Q14 Chairman: They were blocked for you
because you had been in prison.
Mr Roberts: Yes. For instance,
I was employed by Post Office Telephones, now British Telecom,
but that career was blocked to me when I came out of prison, even
though I had enhanced my educational achievement while in prison.
I am just using myself as an example, that is not untypical.
Q15 Chairman: There is no better example
than one's personal experience. Why do you think reintegration
is important to reconciliation?
Mr Roberts: If you are going to
marginalise a particular constituency within the community then
to me it is a recipe for resentment and perhaps more trouble down
the road.
Chairman: Thank you. The Reverend Martin
Smyth.
Q16 Reverend Smyth: Can I just go back
on this question of the law and prisoners? Am I right in saying
that that law is just dealing with those who were convicted of
terrorist offences, it is not dealing with all prisoners, and
as a result if a person who is out living a normal life now happened
to be attacked or involved in some incident, he could not claim
compensation because he was imprisoned at an earlier stage for
terrorist offences. I contrast two people that I am thinking of,
out together, and one had a minor injury, the other became quadriplegic.
The one with the minor injury got compensation because he had
not been in prison as a terrorist, whereas the other one, although
living a normal life and having broken with terrorism, has not
got compensation.

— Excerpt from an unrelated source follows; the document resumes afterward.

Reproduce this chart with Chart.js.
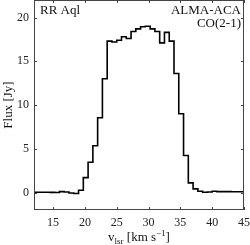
<!DOCTYPE html>
<html>
<head>
<meta charset="utf-8">
<script src="https://cdn.jsdelivr.net/npm/chart.js@4/dist/chart.umd.min.js"></script>
<style>
  body { margin: 0; background: #fff; }
  #c { display: block; }
</style>
</head>
<body>
<canvas id="c" width="250" height="245"></canvas>
<script>
// channel centres (km/s) and flux (Jy)
const velocity = [11.875, 12.625, 13.375, 14.125, 14.875, 15.625, 16.375, 17.125, 17.875, 18.625,
  19.375, 20.125, 20.875, 21.625, 22.375, 23.125, 23.875, 24.625, 25.375, 26.125,
  26.875, 27.625, 28.375, 29.125, 29.875, 30.625, 31.375, 32.125, 32.875, 33.625,
  34.375, 35.125, 35.875, 36.625, 37.375, 38.125, 38.875, 39.625, 40.375, 41.125,
  41.875, 42.625, 43.375, 44.125, 44.875, 45.625]
const flux = [0.03, 0.03, 0.03, 0.03, 0.02, 0.0, 0.1, 0.05, -0.05, -0.12,
  0.25, 1.7, 3.45, 5.35, 8.55, 13.0, 17.3, 17.2, 17.4, 17.8,
  17.6, 18.4, 18.7, 18.95, 19.0, 18.7, 18.4, 17.1, 18.3, 17.3,
  13.6, 9.0, 4.23, 1.1, 0.42, 0.15, 0.03, 0.05, 0.15, 0.1,
  0.1, 0.1, 0.08, 0.08, 0.08, 0.08]
const xTicks = [15, 20, 25, 30, 35, 40, 45]
const yTicks = [0, 5, 10, 15, 20]

const serif = "'Liberation Serif', 'DejaVu Serif', serif"
const axisColor = '#444'

const frame = {
  id: 'frame',
  afterDraw(chart) {
    const { ctx, chartArea: a, scales } = chart
    ctx.save()
    ctx.strokeStyle = axisColor
    ctx.lineWidth = 1
    ctx.strokeRect(a.left + 0.5, a.top + 0.5, a.right - a.left - 1, a.bottom - a.top - 1)
    ctx.beginPath()
    xTicks.forEach(t => {
      const x = Math.round(scales.x.getPixelForValue(t)) + 0.5
      ctx.moveTo(x, a.bottom); ctx.lineTo(x, a.bottom - 3)
      ctx.moveTo(x, a.top); ctx.lineTo(x, a.top + 3)
    })
    yTicks.forEach(t => {
      const y = Math.round(scales.y.getPixelForValue(t)) + 0.5
      ctx.moveTo(a.left, y); ctx.lineTo(a.left + 3, y)
      ctx.moveTo(a.right, y); ctx.lineTo(a.right - 3, y)
    })
    ctx.stroke()

    ctx.fillStyle = '#111'
    ctx.font = '13px ' + serif
    ctx.textBaseline = 'alphabetic'
    ctx.textAlign = 'left'
    ctx.fillText('RR Aql', a.left + 6, 14)
    ctx.textAlign = 'right'
    ctx.fillText('ALMA-ACA', a.right - 3, 14)
    ctx.fillText('CO(2-1)', a.right - 3, 27)

    // x axis title with sub/superscript
    const cx = (a.left + a.right) / 2
    const base = 241
    const parts = [
      ['v', 13, 0], ['lsr', 9, 3], [' [km s', 13, 0], ['\u22121', 9, -5], [']', 13, 0]
    ]
    let w = 0
    parts.forEach(p => { ctx.font = p[1] + 'px ' + serif; w += ctx.measureText(p[0]).width })
    let x = cx - w / 2
    ctx.textAlign = 'left'
    parts.forEach(p => {
      ctx.font = p[1] + 'px ' + serif
      ctx.fillText(p[0], x, base + p[2])
      x += ctx.measureText(p[0]).width
    })

    // y axis title
    ctx.save()
    ctx.translate(12, 105)
    ctx.rotate(-Math.PI / 2)
    ctx.textAlign = 'center'
    ctx.font = '13px ' + serif
    ctx.fillText('Flux [Jy]', 0, 0)
    ctx.restore()
    ctx.restore()
  }
}

new Chart(document.getElementById('c'), {
  type: 'line',
  data: {
    datasets: [{
      data: velocity.map((v, i) => ({ x: v, y: flux[i] })),
      stepped: 'middle',
      borderColor: '#000',
      borderWidth: 1.6,
      pointRadius: 0,
      fill: false
    }]
  },
  options: {
    responsive: false,
    devicePixelRatio: 1,
    animation: false,
    layout: { padding: { top: 0, right: 6, left: 0, bottom: 0 } },
    plugins: { legend: { display: false }, tooltip: { enabled: false } },
    scales: {
      x: {
        type: 'linear', min: 12, max: 45,
        afterBuildTicks: s => { s.ticks = xTicks.map(v => ({ value: v })) },
        afterFit: s => { s.height = 35; s.paddingLeft = 0; s.paddingRight = 0 },
        grid: { display: false, drawTicks: false },
        border: { display: false },
        ticks: { padding: 6, color: '#222', font: { family: serif, size: 12 } }
      },
      y: {
        type: 'linear', min: -2, max: 22,
        afterBuildTicks: s => { s.ticks = yTicks.map(v => ({ value: v })) },
        afterFit: s => { s.width = 34; s.paddingTop = 0; s.paddingBottom = 0 },
        grid: { display: false, drawTicks: false },
        border: { display: false },
        ticks: { padding: 5, color: '#222', font: { family: serif, size: 12 } }
      }
    }
  },
  plugins: [frame]
})
</script>
</body>
</html>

Is that what you are actually saying?
Mr Smith: The guy I was talking
about was convicted of throwing a petrol bomb when he was 16 years
of age, he was not convicted of a terrorist offence, yet he was
refused compensation.
Q17 Chairman: When you say not of a terrorist
offence, these are the scheduled offences.
Mr Smith: Yes.
Q18 Chairman: Throwing a petrol bomb,
is that not a scheduled offence?
Mr Smith: It is a scheduled offence,
it is not a terrorist offence.
Q19 Chairman: What is the difference?
Mr Smith: He was not a paramilitary,
it was an individual act.
Mr Roberts: The case that you
are referring to I am pretty well aware of, and it seems to me
it is a very unjust case. The guy had been released for I think
15 or 16 years, married with children and had moved on and he
was just shot in a random sectarian shootingnot even a
sectarian shooting, I think it was a doorman who was under threat,
they wanted to shoot the doorman but he was caught walking past
and he finished up paraplegic and he has been denied compensation.
It seems to me very unjust that that should happen.

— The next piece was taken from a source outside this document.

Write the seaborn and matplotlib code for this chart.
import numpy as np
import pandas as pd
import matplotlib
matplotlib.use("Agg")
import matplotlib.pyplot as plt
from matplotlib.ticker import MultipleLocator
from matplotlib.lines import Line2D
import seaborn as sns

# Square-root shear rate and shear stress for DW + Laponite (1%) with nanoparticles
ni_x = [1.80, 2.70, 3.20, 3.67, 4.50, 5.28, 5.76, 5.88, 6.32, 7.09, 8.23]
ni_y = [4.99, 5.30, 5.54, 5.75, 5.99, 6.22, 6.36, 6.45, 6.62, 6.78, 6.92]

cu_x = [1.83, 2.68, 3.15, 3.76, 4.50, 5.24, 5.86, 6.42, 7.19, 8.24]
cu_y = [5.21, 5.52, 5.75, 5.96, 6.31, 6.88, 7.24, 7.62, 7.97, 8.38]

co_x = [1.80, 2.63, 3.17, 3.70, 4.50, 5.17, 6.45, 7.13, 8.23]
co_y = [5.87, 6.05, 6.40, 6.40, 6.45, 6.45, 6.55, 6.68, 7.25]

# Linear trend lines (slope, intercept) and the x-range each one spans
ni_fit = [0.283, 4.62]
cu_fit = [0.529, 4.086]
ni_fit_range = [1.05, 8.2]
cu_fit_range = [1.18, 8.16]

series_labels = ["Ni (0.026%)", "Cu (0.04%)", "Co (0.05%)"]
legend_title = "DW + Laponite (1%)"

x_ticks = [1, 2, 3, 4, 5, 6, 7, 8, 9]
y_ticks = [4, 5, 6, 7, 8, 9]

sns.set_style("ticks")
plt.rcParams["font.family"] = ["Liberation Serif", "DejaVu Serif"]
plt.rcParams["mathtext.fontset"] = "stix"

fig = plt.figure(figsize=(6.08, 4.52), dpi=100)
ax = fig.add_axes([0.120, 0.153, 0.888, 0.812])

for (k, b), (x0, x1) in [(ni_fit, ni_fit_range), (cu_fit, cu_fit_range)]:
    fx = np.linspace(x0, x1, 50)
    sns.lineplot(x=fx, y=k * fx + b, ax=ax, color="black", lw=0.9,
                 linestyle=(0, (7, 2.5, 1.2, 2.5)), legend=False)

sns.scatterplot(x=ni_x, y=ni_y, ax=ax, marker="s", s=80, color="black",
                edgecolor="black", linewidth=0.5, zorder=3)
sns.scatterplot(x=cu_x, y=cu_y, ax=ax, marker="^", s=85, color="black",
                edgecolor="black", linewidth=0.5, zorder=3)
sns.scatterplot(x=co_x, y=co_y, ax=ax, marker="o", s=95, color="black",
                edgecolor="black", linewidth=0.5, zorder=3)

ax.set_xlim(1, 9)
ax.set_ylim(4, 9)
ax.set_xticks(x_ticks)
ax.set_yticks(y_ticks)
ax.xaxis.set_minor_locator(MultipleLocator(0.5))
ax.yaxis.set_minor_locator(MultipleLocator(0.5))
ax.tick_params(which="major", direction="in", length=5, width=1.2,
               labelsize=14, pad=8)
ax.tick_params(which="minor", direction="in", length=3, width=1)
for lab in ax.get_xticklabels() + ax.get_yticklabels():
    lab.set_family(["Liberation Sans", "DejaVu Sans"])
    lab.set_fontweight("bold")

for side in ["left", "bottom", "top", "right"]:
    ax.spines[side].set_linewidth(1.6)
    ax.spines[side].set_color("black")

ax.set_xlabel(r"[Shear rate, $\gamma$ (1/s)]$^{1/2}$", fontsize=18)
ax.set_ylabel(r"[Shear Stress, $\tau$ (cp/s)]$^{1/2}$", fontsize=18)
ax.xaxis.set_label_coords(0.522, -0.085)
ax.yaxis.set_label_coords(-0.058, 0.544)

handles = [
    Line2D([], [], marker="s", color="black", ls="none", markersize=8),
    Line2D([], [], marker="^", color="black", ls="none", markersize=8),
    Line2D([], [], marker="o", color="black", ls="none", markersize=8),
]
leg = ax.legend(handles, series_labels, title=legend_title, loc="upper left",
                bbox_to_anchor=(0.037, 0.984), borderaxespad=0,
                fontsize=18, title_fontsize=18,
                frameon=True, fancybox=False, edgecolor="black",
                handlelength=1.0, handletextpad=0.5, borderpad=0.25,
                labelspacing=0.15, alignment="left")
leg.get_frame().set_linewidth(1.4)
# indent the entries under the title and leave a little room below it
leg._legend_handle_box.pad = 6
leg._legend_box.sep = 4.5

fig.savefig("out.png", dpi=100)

Mr Smith: He was only 16 when
he was convicted of throwing a petrol bomb. Regarding the employment
thing could I also say that it is not just ex-prisoners, it is
their children who are discriminated against, especially by the
civil service. The civil service have a policy of checking back
on people's backgrounds, so it is not just the prisoners themselves,
the whole family is persecuted as well.